**EXERCISE REQUIREMENTS**
Give every line below again, exactly.

**SOURCE DATA**
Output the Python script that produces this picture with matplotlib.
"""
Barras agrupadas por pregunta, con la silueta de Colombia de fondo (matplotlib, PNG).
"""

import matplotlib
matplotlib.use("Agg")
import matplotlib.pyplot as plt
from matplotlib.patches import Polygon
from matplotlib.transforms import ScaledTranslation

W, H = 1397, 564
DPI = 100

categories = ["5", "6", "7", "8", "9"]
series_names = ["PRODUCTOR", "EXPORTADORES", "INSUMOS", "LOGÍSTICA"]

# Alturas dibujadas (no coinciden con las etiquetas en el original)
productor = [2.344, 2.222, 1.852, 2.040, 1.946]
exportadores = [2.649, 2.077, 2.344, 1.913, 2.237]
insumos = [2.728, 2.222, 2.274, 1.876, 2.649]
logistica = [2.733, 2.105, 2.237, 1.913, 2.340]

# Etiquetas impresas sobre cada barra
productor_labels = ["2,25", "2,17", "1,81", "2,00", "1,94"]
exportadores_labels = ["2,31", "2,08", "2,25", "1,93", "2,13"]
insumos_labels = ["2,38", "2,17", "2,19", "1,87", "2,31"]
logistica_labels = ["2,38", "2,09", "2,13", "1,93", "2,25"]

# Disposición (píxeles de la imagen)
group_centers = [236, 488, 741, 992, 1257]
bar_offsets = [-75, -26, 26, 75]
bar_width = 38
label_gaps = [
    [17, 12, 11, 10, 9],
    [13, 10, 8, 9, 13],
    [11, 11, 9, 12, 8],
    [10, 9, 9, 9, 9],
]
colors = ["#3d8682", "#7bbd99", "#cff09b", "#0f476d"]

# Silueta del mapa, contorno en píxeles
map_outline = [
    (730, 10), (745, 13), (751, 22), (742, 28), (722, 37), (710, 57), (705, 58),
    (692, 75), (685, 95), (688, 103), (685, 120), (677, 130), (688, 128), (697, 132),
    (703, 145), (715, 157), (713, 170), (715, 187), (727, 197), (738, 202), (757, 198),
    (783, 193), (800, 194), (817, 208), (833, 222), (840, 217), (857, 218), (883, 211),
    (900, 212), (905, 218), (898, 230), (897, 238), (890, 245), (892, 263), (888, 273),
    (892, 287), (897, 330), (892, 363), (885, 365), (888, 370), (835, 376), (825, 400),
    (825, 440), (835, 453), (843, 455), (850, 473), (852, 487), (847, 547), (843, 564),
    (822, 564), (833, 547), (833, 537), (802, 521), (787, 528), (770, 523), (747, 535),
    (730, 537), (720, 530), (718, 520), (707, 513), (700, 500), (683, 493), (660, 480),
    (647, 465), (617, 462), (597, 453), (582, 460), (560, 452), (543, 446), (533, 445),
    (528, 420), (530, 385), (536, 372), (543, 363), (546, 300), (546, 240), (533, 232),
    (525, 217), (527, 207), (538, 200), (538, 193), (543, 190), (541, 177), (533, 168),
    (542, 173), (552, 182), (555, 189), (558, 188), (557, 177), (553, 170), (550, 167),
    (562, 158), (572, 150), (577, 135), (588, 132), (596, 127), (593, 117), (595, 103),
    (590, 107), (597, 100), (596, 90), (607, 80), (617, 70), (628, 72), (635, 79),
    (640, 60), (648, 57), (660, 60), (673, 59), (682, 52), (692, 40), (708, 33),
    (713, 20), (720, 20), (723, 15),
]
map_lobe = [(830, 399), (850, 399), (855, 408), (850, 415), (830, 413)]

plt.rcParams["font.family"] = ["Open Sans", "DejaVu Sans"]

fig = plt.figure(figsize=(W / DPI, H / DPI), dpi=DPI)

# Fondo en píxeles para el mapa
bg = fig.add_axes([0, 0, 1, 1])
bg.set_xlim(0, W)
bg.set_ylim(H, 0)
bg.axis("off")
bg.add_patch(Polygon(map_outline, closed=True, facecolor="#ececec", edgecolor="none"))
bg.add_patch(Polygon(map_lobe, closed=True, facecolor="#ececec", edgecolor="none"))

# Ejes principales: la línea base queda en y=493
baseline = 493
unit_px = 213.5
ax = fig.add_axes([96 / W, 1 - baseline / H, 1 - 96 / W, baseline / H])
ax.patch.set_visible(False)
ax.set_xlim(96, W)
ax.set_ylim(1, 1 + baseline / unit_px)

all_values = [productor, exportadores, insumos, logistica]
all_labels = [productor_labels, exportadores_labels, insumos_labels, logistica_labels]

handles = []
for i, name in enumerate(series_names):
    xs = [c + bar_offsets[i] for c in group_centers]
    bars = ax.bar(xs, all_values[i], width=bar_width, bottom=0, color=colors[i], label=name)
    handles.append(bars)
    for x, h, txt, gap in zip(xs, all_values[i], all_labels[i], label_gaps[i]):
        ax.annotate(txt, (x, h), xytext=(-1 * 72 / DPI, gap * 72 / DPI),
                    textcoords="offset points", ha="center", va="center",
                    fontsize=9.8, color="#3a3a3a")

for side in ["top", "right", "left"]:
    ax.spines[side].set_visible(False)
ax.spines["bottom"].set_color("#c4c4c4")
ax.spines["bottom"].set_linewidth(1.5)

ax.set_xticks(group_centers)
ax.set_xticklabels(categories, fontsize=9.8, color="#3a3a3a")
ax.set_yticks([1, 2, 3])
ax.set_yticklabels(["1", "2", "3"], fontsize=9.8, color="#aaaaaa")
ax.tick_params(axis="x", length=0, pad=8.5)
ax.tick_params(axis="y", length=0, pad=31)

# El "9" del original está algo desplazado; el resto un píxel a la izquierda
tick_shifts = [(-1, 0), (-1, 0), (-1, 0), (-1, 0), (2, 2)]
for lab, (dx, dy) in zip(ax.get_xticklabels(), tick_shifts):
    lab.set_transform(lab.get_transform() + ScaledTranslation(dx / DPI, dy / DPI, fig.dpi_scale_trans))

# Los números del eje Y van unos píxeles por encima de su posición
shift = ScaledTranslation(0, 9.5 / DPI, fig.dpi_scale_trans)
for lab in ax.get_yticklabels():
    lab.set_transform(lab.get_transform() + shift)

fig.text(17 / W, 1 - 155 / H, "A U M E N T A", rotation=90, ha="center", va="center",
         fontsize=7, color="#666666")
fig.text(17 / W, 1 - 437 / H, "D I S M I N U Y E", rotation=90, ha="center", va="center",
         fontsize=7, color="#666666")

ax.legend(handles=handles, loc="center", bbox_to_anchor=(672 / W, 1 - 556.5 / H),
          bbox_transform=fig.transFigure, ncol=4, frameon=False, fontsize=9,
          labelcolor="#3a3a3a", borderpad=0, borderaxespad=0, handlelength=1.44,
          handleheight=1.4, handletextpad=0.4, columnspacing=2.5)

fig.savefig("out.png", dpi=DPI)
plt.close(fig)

**CORRECT RESULT**
Output the Python script that produces this picture with matplotlib.
"""
Barras agrupadas por pregunta, con la silueta de Colombia de fondo (matplotlib, PNG).
"""

import matplotlib
matplotlib.use("Agg")
import matplotlib.pyplot as plt
from matplotlib.patches import Polygon
from matplotlib.transforms import ScaledTranslation

W, H = 1397, 564
DPI = 100

categories = ["5", "6", "7", "8", "9"]
series_names = ["PRODUCTOR", "EXPORTADORES", "INSUMOS", "LOGÍSTICA"]

# Alturas dibujadas (no coinciden con las etiquetas en el original)
productor = [2.344, 2.222, 1.852, 2.040, 1.946]
exportadores = [2.649, 2.077, 2.344, 1.913, 2.237]
insumos = [2.728, 2.222, 2.274, 1.876, 2.649]
logistica = [2.733, 2.105, 2.237, 1.913, 2.340]

# Etiquetas impresas sobre cada barra
productor_labels = ["2,25", "2,17", "1,81", "2,00", "1,94"]
exportadores_labels = ["2,31", "2,08", "2,25", "1,93", "2,13"]
insumos_labels = ["2,38", "2,17", "2,19", "1,87", "2,31"]
logistica_labels = ["2,38", "2,09", "2,13", "1,93", "2,25"]

# Disposición (píxeles de la imagen)
group_centers = [236, 488, 741, 992, 1257]
bar_offsets = [-75, -26, 26, 75]
bar_width = 38
label_gaps = [
    [17, 12, 11, 10, 9],
    [13, 10, 8, 9, 13],
    [11, 11, 9, 12, 8],
    [10, 9, 9, 9, 9],
]
colors = ["#3d8682", "#7bbd99", "#cff09b", "#0f476d"]

# Silueta del mapa, contorno en píxeles
map_outline = [
    (730, 10), (745, 13), (751, 22), (742, 28), (722, 37), (710, 57), (705, 58),
    (692, 75), (685, 95), (688, 103), (685, 120), (677, 130), (688, 128), (697, 132),
    (703, 145), (715, 157), (713, 170), (715, 187), (727, 197), (738, 202), (757, 198),
    (783, 193), (800, 194), (817, 208), (833, 222), (840, 217), (857, 218), (883, 211),
    (900, 212), (905, 218), (898, 230), (897, 238), (890, 245), (892, 263), (888, 273),
    (892, 287), (897, 330), (892, 363), (885, 365), (888, 370), (835, 376), (825, 400),
    (825, 440), (835, 453), (843, 455), (850, 473), (852, 487), (847, 547), (843, 564),
    (822, 564), (833, 547), (833, 537), (802, 521), (787, 528), (770, 523), (747, 535),
    (730, 537), (720, 530), (718, 520), (707, 513), (700, 500), (683, 493), (660, 480),
    (647, 465), (617, 462), (597, 453), (582, 460), (560, 452), (543, 446), (533, 445),
    (528, 420), (530, 385), (536, 372), (543, 363), (546, 300), (546, 240), (533, 232),
    (525, 217), (527, 207), (538, 200), (538, 193), (543, 190), (541, 177), (533, 168),
    (542, 173), (552, 182), (555, 189), (558, 188), (557, 177), (553, 170), (550, 167),
    (562, 158), (572, 150), (577, 135), (588, 132), (596, 127), (593, 117), (595, 103),
    (590, 107), (597, 100), (596, 90), (607, 80), (617, 70), (628, 72), (635, 79),
    (640, 60), (648, 57), (660, 60), (673, 59), (682, 52), (692, 40), (708, 33),
    (713, 20), (720, 20), (723, 15),
]
map_lobe = [(830, 399), (850, 399), (855, 408), (850, 415), (830, 413)]

plt.rcParams["font.family"] = ["Open Sans", "DejaVu Sans"]

fig = plt.figure(figsize=(W / DPI, H / DPI), dpi=DPI)

# Fondo en píxeles para el mapa
bg = fig.add_axes([0, 0, 1, 1])
bg.set_xlim(0, W)
bg.set_ylim(H, 0)
bg.axis("off")
bg.add_patch(Polygon(map_outline, closed=True, facecolor="#ececec", edgecolor="none"))
bg.add_patch(Polygon(map_lobe, closed=True, facecolor="#ececec", edgecolor="none"))

# Ejes principales: la línea base queda en y=493
baseline = 493
unit_px = 213.5
ax = fig.add_axes([96 / W, 1 - baseline / H, 1 - 96 / W, baseline / H])
ax.patch.set_visible(False)
ax.set_xlim(96, W)
ax.set_ylim(1, 1 + baseline / unit_px)

all_values = [productor, exportadores, insumos, logistica]
all_labels = [productor_labels, exportadores_labels, insumos_labels, logistica_labels]

handles = []
for i, name in enumerate(series_names):
    xs = [c + bar_offsets[i] for c in group_centers]
    bars = ax.bar(xs, all_values[i], width=bar_width, bottom=0, color=colors[i], label=name)
    handles.append(bars)
    for x, h, txt, gap in zip(xs, all_values[i], all_labels[i], label_gaps[i]):
        ax.annotate(txt, (x, h), xytext=(-1 * 72 / DPI, gap * 72 / DPI),
                    textcoords="offset points", ha="center", va="center",
                    fontsize=9.8, color="#3a3a3a")

for side in ["top", "right", "left"]:
    ax.spines[side].set_visible(False)
ax.spines["bottom"].set_color("#c4c4c4")
ax.spines["bottom"].set_linewidth(1.5)

ax.set_xticks(group_centers)
ax.set_xticklabels(categories, fontsize=9.8, color="#3a3a3a")
ax.set_yticks([1, 2, 3])
ax.set_yticklabels(["1", "2", "3"], fontsize=9.8, color="#aaaaaa")
ax.tick_params(axis="x", length=0, pad=8.5)
ax.tick_params(axis="y", length=0, pad=31)

# El "9" del original está algo desplazado; el resto un píxel a la izquierda
tick_shifts = [(-1, 0), (-1, 0), (-1, 0), (-1, 0), (2, 2)]
for lab, (dx, dy) in zip(ax.get_xticklabels(), tick_shifts):
    lab.set_transform(lab.get_transform() + ScaledTranslation(dx / DPI, dy / DPI, fig.dpi_scale_trans))

# Los números del eje Y van unos píxeles por encima de su posición
shift = ScaledTranslation(0, 9.5 / DPI, fig.dpi_scale_trans)
for lab in ax.get_yticklabels():
    lab.set_transform(lab.get_transform() + shift)

fig.text(17 / W, 1 - 155 / H, "A U M E N T A", rotation=90, ha="center", va="center",
         fontsize=7, color="#666666")
fig.text(17 / W, 1 - 437 / H, "D I S M I N U Y E", rotation=90, ha="center", va="center",
         fontsize=7, color="#666666")

ax.legend(handles=handles, loc="center", bbox_to_anchor=(672 / W, 1 - 556.5 / H),
          bbox_transform=fig.transFigure, ncol=4, frameon=False, fontsize=9,
          labelcolor="#3a3a3a", borderpad=0, borderaxespad=0, handlelength=1.44,
          handleheight=1.4, handletextpad=0.4, columnspacing=2.5)

fig.savefig("out.png", dpi=DPI)
plt.close(fig)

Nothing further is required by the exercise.